A Broken Capital Awaits Its Emperor
In the seventh month of Jian’an 1 (196 CE), the fifteen-year-old Emperor Xian of Han finally returned to his longed-for homeland: Luoyang. Yet the once-glorious imperial capital lay in ruins. Though General Dong Cheng had hastily erected a temporary palace, the surrounding countryside stood desolate—fields untended, granaries empty. For the emperor and his exhausted retinue, survival became a daily struggle.
The journey from Chang’an had been a gauntlet of warlord ambushes and starvation. Now, officials who had narrowly escaped death on the road faced a new horror: cannibalism. Whispers spread of armed soldiers—oddly well-fed—preying on civilians. When Emperor Xian heard these rumors, he trembled. “This is hell on earth,” he murmured, his childhood dreams of Luoyang shattered. Guilt consumed him; his insistence on returning had led his people into this nightmare.
Warlords and Power Plays
Control of the fractured court fell to former Yellow Turban rebels Yang Feng and Han Xian, now “Generals of Chariots and Cavalry” for escorting the emperor east. Their rise incited fury among elites like Dong Cheng (a nephew of Empress Dowager Dong), who scoffed: “Bandits masquerading as generals!” Recognizing that military strength dictated power, Dong Cheng secretly reached out to an ambitious warlord: Cao Cao of Yan Province.
Cao Cao’s advisor Xun Yu had long advocated “rescuing the emperor to command the realm.” Seizing the invitation, Cao marched troops into Luoyang under the pretext of purging corrupt officials. When Han Xian saw unfamiliar soldiers flooding the streets, he fled alone to Yang Feng’s camp in Liang (modern Kaifeng). Cao executed Han’s allies, then executed his true plan: relocating the court to his stronghold of Xuchang.
The Xuchang Gambit
Cao Cao’s proposal was framed as necessity—Luoyang had no food. But his confidence stemmed from meticulous preparation. After a failed campaign two years prior (derailed by locust-induced famine), he had established military farms (tuntian) overseen by agricultural officers. That autumn, Xuchang’s granaries overflowed with 2 million hu of grain (≈40 million liters). To starving officials, relocation wasn’t coercion; it was salvation.

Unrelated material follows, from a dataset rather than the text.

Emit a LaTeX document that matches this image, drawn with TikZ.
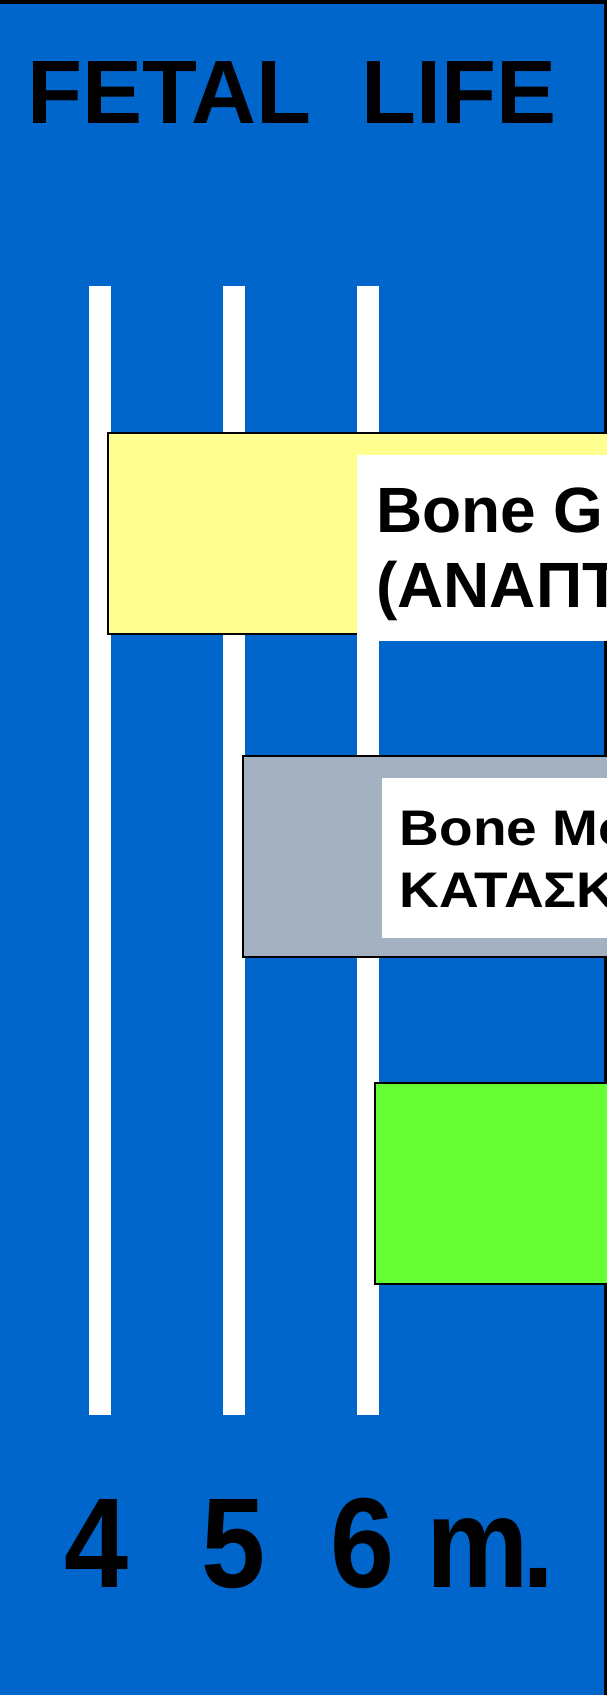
\documentclass[tikz,border=0pt]{standalone}
\usepackage{fontspec}
\setmainfont{Liberation Sans}
\newfontfamily\narrowsans{Liberation Sans}[FakeStretch=0.9]
\newfontfamily\widesans{Liberation Sans}[FakeStretch=1.1]
\usetikzlibrary{positioning}

\definecolor{slideblue}{HTML}{0066CC}
\definecolor{boneyellow}{HTML}{FFFF90}
\definecolor{marrowgrey}{HTML}{A3B1C1}
\definecolor{limegreen}{HTML}{66FF33}

\begin{document}
\begin{tikzpicture}[
        x=1pt, y=-1pt,
        bar/.style={fill=white, inner sep=0pt, minimum width=22pt,
        minimum height=1129pt, anchor=north},
        phase/.style={draw=black, line width=1.5pt, inner sep=0pt, anchor=north west},
        textbox/.style={fill=white, inner sep=0pt, anchor=north west},
        big/.style={font=\fontsize{64}{75}\selectfont\bfseries, inner sep=0pt, anchor=base west},
        mid/.style={font=\widesans\fontsize{50}{62}\selectfont\bfseries, inner sep=0pt, anchor=base west},
        month/.style={font=\narrowsans\fontsize{128}{140}\selectfont\bfseries, inner sep=0pt}
      ]
      \useasboundingbox (0,0) rectangle (607,1695);
      \clip (0,0) rectangle (607,1695);

      % Background
      \fill[black] (0,0) rectangle (607,1695);
      \fill[slideblue] (0,4) rectangle (604,1695);

      % Title
      \node[font=\fontsize{90}{100}\selectfont\bfseries, inner sep=0pt, anchor=base]
      (title) at (292,123) {FETAL\ \ LIFE};

      % Month bars
      \node[bar] (bar4) at (100,286) {};
      \node[bar] (bar5) at (233.5,286) {};
      \node[bar] (bar6) at (367.5,286) {};

      % Phases
      \node[phase, fill=boneyellow, minimum width=510pt, minimum height=201pt]
      (growth) at (107,432) {};
      \node[textbox, minimum width=260pt, minimum height=186pt] (growthbox) at (357,455) {};
      \node[big] (growthA) at (376,532) {Bone G};
      \node[big] (growthB) at (376,607) {(ΑΝΑΠΤ};

      \node[phase, fill=marrowgrey, minimum width=375pt, minimum height=201pt]
      (marrow) at (242,755) {};
      \node[textbox, minimum width=235pt, minimum height=160pt] (marrowbox) at (382,778) {};
      \node[mid] (marrowA) at (399.5,845) {Bone Mo};
      \node[mid] (marrowB) at (399.5,907) {ΚΑΤΑΣΚ};

      \node[phase, fill=limegreen, minimum width=243pt, minimum height=201pt]
      (third) at (374,1082) {};

      % Months
      \node[month, anchor=base] (m4) at (97,1587) {4};
      \node[month, anchor=base] (m5) at (234,1587) {5};
      \node[month, anchor=base west] (m6) at (330,1587) {6 m\kern-6pt.};
    \end{tikzpicture}
\end{document}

Emperor Xian, desperate to escape the ruins, consented. Upon arrival, he elevated Cao to “Grand General” and Marquis of Wuping. Cao then dismantled the traditional triumvirate (the Three Excellencies), consolidating power. Next, he crushed Yang Feng at Liang, sending the White Wave remnants fleeing to rival warlord Yuan Shu.
The Southern Chessboard
While Cao Cao secured the emperor, southern China simmered with rivalries:
– Xu Province: Liu Bei, inheriting rule from Tao Qian, struggled to control his guest-general—the infamous turncoat Lü Bu.
– Yuan Shu: Isolated by enemies (Cao Cao, Yuan Shao, Liu Biao), the arrogant warlord clung to his “Four Generations of Three Dukes” lineage. A scholar’s interpretation of the prophecy “The one who replaces Han shall be Dang Tu Gao” (coinciding with Yuan’s style name “Gonglu”) stoked his imperial delusions.
– Sun Ce: The “Little Conqueror,” son of late general Sun Jian, carved a domain south of the Yangtze.
Yuan Shu’s advisor Ji Ling spotted opportunity in Xu’s instability: “Lü Bu sits like a wolf at Liu Bei’s door.” When Liu Bei left to defend Huaixin, his hot-tempered brother Zhang Fei—left guarding Xiapi—provoked chaos by killing Cao Bao, a commander from Tao Qian’s faction. The city fractured along factional lines, inviting rebellion.
Legacy of a Fractured Dynasty
Cao Cao’s relocation of the Han court to Xuchang marked a pivotal shift. By controlling the emperor and grain supply, he gained legitimacy and strategic advantage—a model later replicated by dynasties like the Wei-Jin transition. Meanwhile, Yuan Shu’s hubris (declaring himself emperor in 197) made him a pariah, while Sun Ce’s expansion laid foundations for the Wu kingdom.
The tragedy of Luoyang—a microcosm of the Han’s collapse—revealed how idealism (Emperor Xian’s homecoming) collided with realpolitik (Cao Cao’s pragmatism). In the Three Kingdoms era, survival belonged to those who mastered both grain and steel.